= Information supplied =
══════

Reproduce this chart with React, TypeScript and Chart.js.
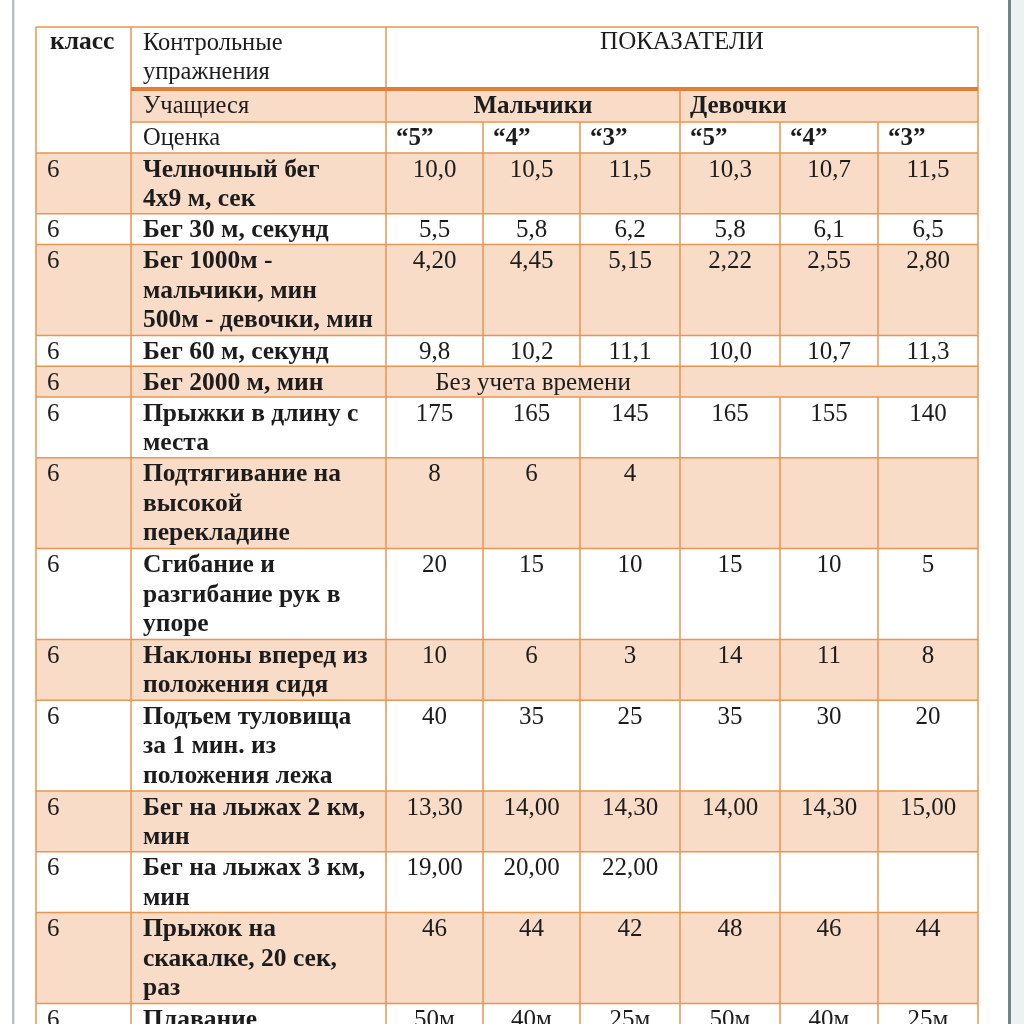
import React, { useEffect, useRef } from "react";
import { Chart, registerables } from "chart.js";

Chart.register(...registerables);

// ---------------- DATA ----------------
const headerClass = "класс";
const headerExercise = ["Контрольные", "упражнения"];
const headerIndicators = "ПОКАЗАТЕЛИ";
const headerStudents = "Учащиеся";
const headerGrade = "Оценка";
const groupLabels = ["Мальчики", "Девочки"];
const gradeLabels = ["“5”", "“4”", "“3”", "“5”", "“4”", "“3”"];

const classes = ["6", "6", "6", "6", "6", "6", "6", "6", "6", "6", "6", "6", "6", "6"];

const exercises: string[][] = [
  ["Челночный бег", "4х9 м, сек"],
  ["Бег 30 м, секунд"],
  ["Бег 1000м -", "мальчики, мин", "500м - девочки, мин"],
  ["Бег 60 м, секунд"],
  ["Бег 2000 м, мин"],
  ["Прыжки в длину с", "места"],
  ["Подтягивание на", "высокой", "перекладине"],
  ["Сгибание и", "разгибание рук в", "упоре"],
  ["Наклоны вперед из", "положения сидя"],
  ["Подъем туловища", "за 1 мин. из", "положения лежа"],
  ["Бег на лыжах 2 км,", "мин"],
  ["Бег на лыжах 3 км,", "мин"],
  ["Прыжок на", "скакалке, 20 сек,", "раз"],
  ["Плавание"],
];

const boys5 = ["10,0", "5,5", "4,20", "9,8", "", "175", "8", "20", "10", "40", "13,30", "19,00", "46", "50м"];
const boys4 = ["10,5", "5,8", "4,45", "10,2", "", "165", "6", "15", "6", "35", "14,00", "20,00", "44", "40м"];
const boys3 = ["11,5", "6,2", "5,15", "11,1", "", "145", "4", "10", "3", "25", "14,30", "22,00", "42", "25м"];
const girls5 = ["10,3", "5,8", "2,22", "10,0", "", "165", "", "15", "14", "35", "14,00", "", "48", "50м"];
const girls4 = ["10,7", "6,1", "2,55", "10,7", "", "155", "", "10", "11", "30", "14,30", "", "46", "40м"];
const girls3 = ["11,5", "6,5", "2,80", "11,3", "", "140", "", "5", "8", "20", "15,00", "", "44", "25м"];
const notes = ["", "", "", "", "Без учета времени", "", "", "", "", "", "", "", "", ""];

// ---------------- LAYOUT / STYLE ----------------
const colEdges = [36, 131, 386, 483, 580, 680, 780, 878, 978];
const headerEdges = [27, 89, 122, 153];
const lineStep = 30;
const textStep = 29.5;
const baseOff = 23.5;
const rowPad = 0.8;
const BORDER = "#E8954F";
const THICK = "#E27C36";
const SHADE = "#F9DCC8";
const TEXT = "#1c1c1c";
const FONT = "'Liberation Serif', 'Times New Roman', serif";
const SIZE_B = 25.5;
const SIZE_R = 25;

const tablePlugin = {
  id: "tablePlugin",
  afterDraw(chart: any) {
    const ctx = chart.ctx as CanvasRenderingContext2D;
    const xs = chart.scales.x;
    const ys = chart.scales.y;
    const X = (v: number) => xs.getPixelForValue(v);
    const Y = (v: number) => ys.getPixelForValue(v);

    const rowEdges: number[] = [headerEdges[3]];
    exercises.forEach((lines) => {
      const prev = rowEdges[rowEdges.length - 1];
      rowEdges.push(prev + Math.max(1, lines.length) * lineStep + rowPad);
    });
    const bottom = rowEdges[rowEdges.length - 1];
    const tableBottom = Math.max(bottom, 1060);

    ctx.save();
    ctx.fillStyle = "#ffffff";
    ctx.fillRect(X(0), Y(0), X(1024) - X(0), Y(1024) - Y(0));
    ctx.fillStyle = "#b4c0cb";
    ctx.fillRect(X(12), Y(0), X(14) - X(12), Y(1024) - Y(0));
    ctx.fillStyle = "#dfe5ea";
    ctx.fillRect(X(14), Y(0), X(15) - X(14), Y(1024) - Y(0));
    ctx.fillStyle = "#eef1f2";
    ctx.fillRect(X(1011), Y(0), X(1024) - X(1011), Y(1024) - Y(0));
    ctx.fillStyle = "#6f8588";
    ctx.fillRect(X(1008), Y(0), X(1011) - X(1008), Y(1024) - Y(0));

    ctx.fillStyle = SHADE;
    ctx.fillRect(X(colEdges[1]), Y(headerEdges[1]), X(colEdges[8]) - X(colEdges[1]), Y(headerEdges[2]) - Y(headerEdges[1]));
    exercises.forEach((_, i) => {
      if (i % 2 === 0) {
        ctx.fillRect(X(colEdges[0]), Y(rowEdges[i]), X(colEdges[8]) - X(colEdges[0]), Y(rowEdges[i + 1]) - Y(rowEdges[i]));
      }
    });

    const hLine = (x1: number, x2: number, y: number, color = BORDER, w = 1.5) => {
      ctx.strokeStyle = color;
      ctx.lineWidth = w;
      ctx.beginPath();
      ctx.moveTo(X(x1), Y(y));
      ctx.lineTo(X(x2), Y(y));
      ctx.stroke();
    };
    const vLine = (x: number, y1: number, y2: number) => {
      ctx.strokeStyle = BORDER;
      ctx.lineWidth = 1.5;
      ctx.beginPath();
      ctx.moveTo(X(x), Y(y1));
      ctx.lineTo(X(x), Y(y2));
      ctx.stroke();
    };
    const L = colEdges[0];
    const R = colEdges[8];
    hLine(L, R, headerEdges[0]);
    vLine(L, headerEdges[0], tableBottom);
    vLine(R, headerEdges[0], tableBottom);
    vLine(colEdges[1], headerEdges[0], tableBottom);
    vLine(colEdges[2], headerEdges[0], tableBottom);
    hLine(colEdges[1], R, headerEdges[2]);
    hLine(L, R, headerEdges[3]);
    vLine(colEdges[5], headerEdges[1], headerEdges[2]);
    for (let c = 3; c <= 7; c++) vLine(colEdges[c], headerEdges[2], headerEdges[3]);
    exercises.forEach((_, i) => {
      const top = rowEdges[i];
      const bot = i === exercises.length - 1 ? tableBottom : rowEdges[i + 1];
      if (notes[i]) {
        vLine(colEdges[5], top, bot);
      } else {
        for (let c = 3; c <= 7; c++) vLine(colEdges[c], top, bot);
      }
      hLine(L, R, rowEdges[i + 1]);
    });
    hLine(colEdges[1], R, headerEdges[1], THICK, 4);

    ctx.fillStyle = TEXT;
    ctx.textBaseline = "alphabetic";
    const txt = (s: string, x: number, y: number, bold: boolean, align: CanvasTextAlign = "left", size?: number) => {
      const sz = size ?? (bold ? SIZE_B : SIZE_R);
      ctx.font = `${bold ? "bold " : ""}${sz}px ${FONT}`;
      ctx.textAlign = align;
      ctx.fillText(s, X(x), Y(y));
    };
    txt(headerClass, colEdges[0] + 14, headerEdges[0] + 22, true, "left", 25.5);
    headerExercise.forEach((s, k) => txt(s, colEdges[1] + 12, headerEdges[0] + 23 + k * 29, false, "left", 24.5));
    txt(headerIndicators, (colEdges[2] + colEdges[8]) / 2, headerEdges[0] + 22, false, "center", 25);
    txt(headerStudents, colEdges[1] + 12, headerEdges[1] + 24, false, "left", 24.5);
    txt(groupLabels[0], (colEdges[2] + colEdges[5]) / 2, headerEdges[1] + 24, true, "center", 25);
    txt(groupLabels[1], colEdges[5] + 10, headerEdges[1] + 24, true, "left", 25);
    txt(headerGrade, colEdges[1] + 12, headerEdges[2] + 23, false, "left", 24.5);
    gradeLabels.forEach((s, c) => txt(s, colEdges[2 + c] + 10, headerEdges[2] + 23, true, "left", 25));

    const cols = [boys5, boys4, boys3, girls5, girls4, girls3];
    exercises.forEach((lines, i) => {
      const top = rowEdges[i];
      txt(classes[i], colEdges[0] + 11, top + baseOff, false);
      lines.forEach((s, k) => txt(s, colEdges[1] + 12, top + baseOff + k * textStep, true));
      if (notes[i]) {
        txt(notes[i], (colEdges[2] + colEdges[5]) / 2, top + baseOff, false, "center");
      } else {
        cols.forEach((arr, c) => {
          if (arr[i]) txt(arr[i], (colEdges[2 + c] + colEdges[3 + c]) / 2, top + baseOff, false, "center");
        });
      }
    });
    ctx.restore();
  },
};

export default function App() {
  const ref = useRef<HTMLCanvasElement | null>(null);
  useEffect(() => {
    if (!ref.current) return;
    const chart = new Chart(ref.current, {
      type: "scatter",
      data: { datasets: [{ data: [], showLine: false }] },
      options: {
        animation: false,
        responsive: false,
        maintainAspectRatio: false,
        devicePixelRatio: 1,
        layout: { padding: 0 },
        plugins: { legend: { display: false }, tooltip: { enabled: false }, title: { display: false } },
        scales: {
          x: { type: "linear", min: 0, max: 1024, display: false },
          y: { type: "linear", min: 0, max: 1024, reverse: true, display: false },
        },
      },
      plugins: [tablePlugin],
    });
    return () => chart.destroy();
  }, []);
  return (
    <div style={{ position: "fixed", left: 0, top: 0, width: 1024, height: 1024, background: "#fff" }}>
      <canvas ref={ref} width={1024} height={1024} style={{ width: 1024, height: 1024, display: "block" }} />
    </div>
  );
}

══════

Look at the listing and set down only the lines from its start through the line with "Chart.register(...registerables);", word for word and without pictures.

= Correct output =
Reproduce this chart with React, TypeScript and Chart.js.
import React, { useEffect, useRef } from "react";
import { Chart, registerables } from "chart.js";

Chart.register(...registerables);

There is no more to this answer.